Juno et l’inégalable champ magnétique de Jupiter
Jupiter, la plus grande planète de notre système solaire, abrite peut-être les plus intenses environnements de radiations. Et, selon une nouvelle étude, elle possède un champ magnétique différent de celui de toute autre planète connue.
Image d’entête : schéma du champ magnétique dans l’hémisphère nord de Jupiter, montrant la Grande Tache Bleue (Great Blue Spot). (Moore et col./ Nature)
La première carte du champ magnétique de Jupiter à différentes profondeurs est disponible et elle confirme quelque chose que nous savions déjà : il est vraiment très différent de tout ce que les scientifiques planétaires ont pu voir jusqu’à maintenant.
Nous savions déjà que le champ magnétique externe de la géante gazeuse était étrange. Pour commencer, il est incroyablement puissant. Le diamètre de Jupiter est 11 fois plus grand que celui de la Terre, mais son champ magnétique est 20 000 fois plus fort. Le champ magnétique terrestre est important, mais certaines des structures observées dans Jupiter n’ont pas d’équivalent terrestre. On pense que cette complexité pourrait avoir un rapport avec la rotation rapide de Jupiter et le grand volume interne d’hydrogène métallique liquide.
Mais actuellement, la sonde Juno, en orbite autour des pôles de Jupiter, permet un accès sans précédent à la dynamique de cet étrange champ magnétique, en réalisant des observations beaucoup plus précises.
Précédemment, la sonde Juno présente l’atmosphère marbrée de Jupiter. (NASA/ JPL-Caltech/ SwRI/ MSSS/ Gerald Eichstäd/ Seán Doran)
Des scientifiques des États-Unis et du Danemark ont utilisé des données provenant de 8 orbites de Juno pour cartographier le champ magnétique avec une précision sans précédent à des profondeurs de 10 000 kilomètres.
Le champ magnétique terrestre est principalement dipolaire, comme si un aimant en forme de barre traversait le centre de la planète, les pôles de l’aimant se trouvant aux pôles de la planète, émergeant du pôle Sud et rentrant par le Nord. Il y a aussi des composants non dipolaires, répartis uniformément dans les hémisphères.
(Wikimédia)
Mais Jupiter n’est pas comme ça. Son champ émerge d’une large section de l’hémisphère nord, rentrant autour du pôle sud et d’une région très concentrée juste au sud de l’équateur, ce que les chercheurs appellent la Grande Tache Bleue (Great Blue Spot). Ailleurs, le champ est beaucoup plus faible.

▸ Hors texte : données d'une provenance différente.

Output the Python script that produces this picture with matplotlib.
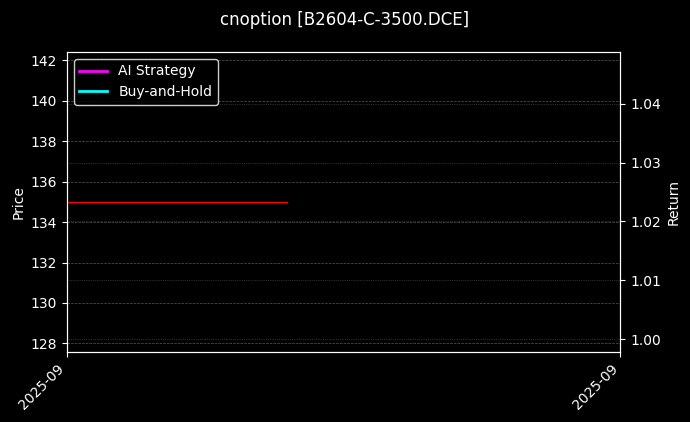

Les différences entre les champs magnétiques des hémisphères nord (gauche) et sud (droite) de la planète. Le point bleu sur la photo de droite est le pôle magnétique unique de l’hémisphère sud. La bande rouge sur l’image de gauche représente l’étrange champ magnétique de l’hémisphère nord.(Moore et col./ Nature)
Selon Kimberly Moore, spécialiste des planètes à l’université d’Harvard :
Avant la mission Juno, nos meilleures cartes du champ de Jupiter ressemblaient à celles du champ de la Terre.

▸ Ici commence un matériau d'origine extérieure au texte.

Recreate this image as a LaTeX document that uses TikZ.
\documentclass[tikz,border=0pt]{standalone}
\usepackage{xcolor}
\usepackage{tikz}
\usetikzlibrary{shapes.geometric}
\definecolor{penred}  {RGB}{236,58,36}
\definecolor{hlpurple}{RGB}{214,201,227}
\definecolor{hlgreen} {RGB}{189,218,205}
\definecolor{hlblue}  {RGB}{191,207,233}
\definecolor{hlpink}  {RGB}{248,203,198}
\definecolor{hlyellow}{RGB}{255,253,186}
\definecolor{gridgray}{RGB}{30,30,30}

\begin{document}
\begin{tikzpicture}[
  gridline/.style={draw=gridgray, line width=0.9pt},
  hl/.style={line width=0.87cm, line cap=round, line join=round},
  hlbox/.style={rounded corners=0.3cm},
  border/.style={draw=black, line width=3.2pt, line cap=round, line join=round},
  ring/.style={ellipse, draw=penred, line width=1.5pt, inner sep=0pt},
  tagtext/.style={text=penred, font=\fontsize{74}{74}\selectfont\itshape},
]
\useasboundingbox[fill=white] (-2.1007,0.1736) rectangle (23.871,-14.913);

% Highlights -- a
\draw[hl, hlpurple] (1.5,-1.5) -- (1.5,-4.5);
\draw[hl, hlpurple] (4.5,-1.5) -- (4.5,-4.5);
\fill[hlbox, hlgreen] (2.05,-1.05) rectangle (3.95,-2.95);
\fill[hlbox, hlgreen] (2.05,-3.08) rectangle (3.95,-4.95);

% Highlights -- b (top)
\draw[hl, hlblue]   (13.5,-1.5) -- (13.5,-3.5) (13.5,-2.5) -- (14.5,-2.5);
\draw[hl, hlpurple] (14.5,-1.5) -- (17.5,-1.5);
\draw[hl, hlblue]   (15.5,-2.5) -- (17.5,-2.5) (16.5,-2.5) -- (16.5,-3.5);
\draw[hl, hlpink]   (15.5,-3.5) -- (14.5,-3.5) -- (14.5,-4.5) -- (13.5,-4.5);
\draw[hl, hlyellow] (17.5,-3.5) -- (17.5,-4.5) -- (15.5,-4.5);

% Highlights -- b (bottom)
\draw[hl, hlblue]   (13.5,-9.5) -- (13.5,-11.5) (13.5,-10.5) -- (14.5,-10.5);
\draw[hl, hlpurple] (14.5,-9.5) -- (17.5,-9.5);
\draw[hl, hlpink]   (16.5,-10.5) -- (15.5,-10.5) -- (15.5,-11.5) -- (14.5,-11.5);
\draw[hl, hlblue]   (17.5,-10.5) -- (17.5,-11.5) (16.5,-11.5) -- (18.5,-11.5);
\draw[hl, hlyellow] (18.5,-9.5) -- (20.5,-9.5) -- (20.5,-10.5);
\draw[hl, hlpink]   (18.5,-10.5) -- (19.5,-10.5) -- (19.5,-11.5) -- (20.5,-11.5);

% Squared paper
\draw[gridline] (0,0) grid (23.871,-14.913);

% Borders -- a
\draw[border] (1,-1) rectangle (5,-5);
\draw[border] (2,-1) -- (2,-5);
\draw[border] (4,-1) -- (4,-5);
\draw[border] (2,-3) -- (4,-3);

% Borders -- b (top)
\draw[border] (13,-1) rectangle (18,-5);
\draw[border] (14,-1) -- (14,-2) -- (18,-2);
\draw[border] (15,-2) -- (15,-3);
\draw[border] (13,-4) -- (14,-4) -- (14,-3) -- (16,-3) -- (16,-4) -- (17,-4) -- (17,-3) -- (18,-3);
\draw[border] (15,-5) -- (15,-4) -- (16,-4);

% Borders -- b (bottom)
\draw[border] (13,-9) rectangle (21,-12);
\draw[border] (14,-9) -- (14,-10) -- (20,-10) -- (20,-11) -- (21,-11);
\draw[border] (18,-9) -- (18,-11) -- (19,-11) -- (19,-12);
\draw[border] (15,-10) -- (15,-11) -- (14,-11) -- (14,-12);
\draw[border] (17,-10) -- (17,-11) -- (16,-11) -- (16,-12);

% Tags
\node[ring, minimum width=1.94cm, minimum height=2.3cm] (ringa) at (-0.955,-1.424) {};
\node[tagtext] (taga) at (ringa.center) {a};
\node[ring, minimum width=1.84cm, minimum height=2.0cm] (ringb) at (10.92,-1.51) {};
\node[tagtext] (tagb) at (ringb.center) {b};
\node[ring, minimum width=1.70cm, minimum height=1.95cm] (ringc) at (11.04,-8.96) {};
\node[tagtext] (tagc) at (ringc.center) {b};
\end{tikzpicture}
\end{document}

La principale surprise est que le champ de Jupiter est si simple dans un hémisphère et si compliqué dans l’autre. Aucun des modèles existants n’avait prédit un tel champ.
L’autre étrange découverte des chercheurs est que la partie non polaire du champ magnétique est presque entièrement concentrée dans l’hémisphère nord. Le tout est profondément asymétrique et tout à fait unique. Tout cela indique que quelque chose d’inconnu se passe à l’intérieur de Jupiter.
Les champs magnétiques sont générés par des liquides conducteurs à l’intérieur de la planète. Lorsqu’ils sont combinés à la rotation de sa, ils génèrent du magnétisme. C’est ce qu’on appelle une “dynamo planétaire”. Sur Terre, la dynamo fonctionne à l’intérieur d’une épaisse et uniforme coquille.
Les chercheurs estiment que leurs conclusions indiquent que ce n’est pas le cas de Jupiter. L’un des modèles proposés est que le noyau de Jupiter n’est pas une minuscule boule de glace et de roche, mais un amas de roche et de fragments de glace partiellement dissous dans de l’hydrogène liquide et métallique. Cela pourrait créer des couches dont la dynamique génère un champ magnétique asymétrique.
L’autre explication pourrait être de la pluie à l’hélium, qui pourrait déstabiliser le champ, bien que, selon les chercheurs, il soit peu probable que cela explique l’asymétrie hémisphérique.
Au total, Juno devrait réaliser 34 orbites de Jupiter. L’équipe prévoit d’utiliser les futures observations pour tenter de résoudre ce mystère.
Leurs recherches ont été publiées dans la revue Nature : A complex dynamo inferred from the hemispheric dichotomy of Jupiter’s magnetic field.